TENSION is a first rate film noir. It's a classic exercise in suspense where a man finds himself hopelessly trapped in a spiraling series of circumstances, many of which are of his own creation. Basehart is good as the mild mannered Quimby while Totter drips venom in every scene. She's a very, very bad girl. Charisse is solid as is Sullivan but I got the biggest kick out of watching Conrad. He was always one of my favorite actors, whether playing good guys or bad.

Directed by John Berry from a screenplay by Allen Rivkin (based on a story by John D. Klorer), TENSION moves along at a good clip. The cinematography by Harry Stradling is appropriately moody and atmospheric and there are several scenes shot on location in Los Angles that really add to the realism of the film.

If you're a film noir fan, check out TENSION. I guarantee you'l enjoy it. Thumbs up.

Wednesday, September 23, 2015


I finished reading Poul Anderson's science fiction novel TAU ZERO (1970), the other day. It was the first time I'd read this one and I enjoyed it. Originally published as a short story "To Outlive Eternity" in GALAXY SCIENCE FICTION in 1967, Anderson expanded his story into novel form in 1970. The book received a Hugo Award Nomination for Best Novel in 1971.

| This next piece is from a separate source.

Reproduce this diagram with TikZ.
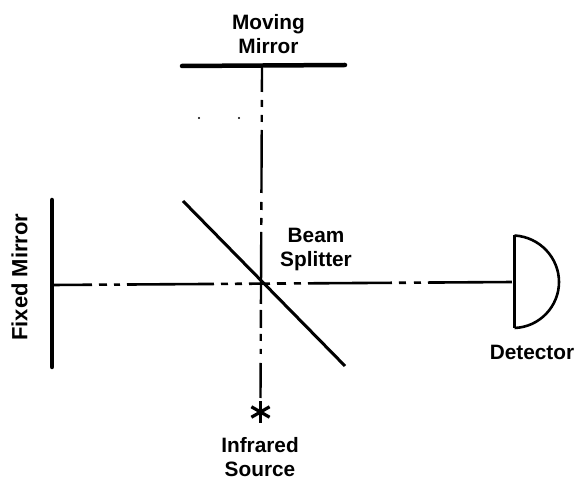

The story concerns the star ship Leonora Christine, a massive vessel designed to carry a crew of fifty people (twenty-five men and twenty-five women), to a planet in a distant star system. The plan is for the ship to steadily accelerate it's rate of speed during the first part of the voyage and then begin to gradually decelerate for the second part. But when the ship passes through a nebulina (a cloud of dust and gas)  before reaching the halfway point, the crew discovers that they cannot repair the decelerator, nor can they turn off the accelerator.

The result is that the ship becomes a "Flying Dutchman" of space and time as it journeys deeper into the universe at an ever increasing rate of speed. The ship eventually move out into a starless void where the crew discovers that the universe has reached it's limit and is now beginning to collapse back into an immense block of proto matter which is set to explode in another "big bang" event, effectively creating a new universe. Will the ship and crew survive this journey beyond space and time?

Anderson focuses the story on a few members of the crew but his main protagonist is Charles Reymont, the Ship's Constable. He's cold, distant, unemotional and runs the ship with a firm but fair hand. He eventually becomes the de-facto leader of the crew when the ship's captain, Lars Telander, proves incapable of leading. Reymont is in love with Ingrid Lindgren, the Ship's First Officer but during the voyage, she rejects Reymont and takes up Boris Federoff, the Ship's Chief Engineer. Reymont then begins a relationship with Chi-Yuen Ai-Ling, a planetologist.

All of this partner switching could easily devolve into soap opera but Anderson deftly balances the immense psychological stresses and strains the crew undergoes with the hard science of the star ship's propulsion system and the sheer wonder, awe and mystery of the universe as it lives, dies and lives again.

TAU ZERO is a good, solid novel. It's regarded by many as a quintessential example of hard science ficiton with the plot driven by technology as much as characters. I enjoyed it and look forward to reading other Poul Anderson science fiction novels. Thumbs up.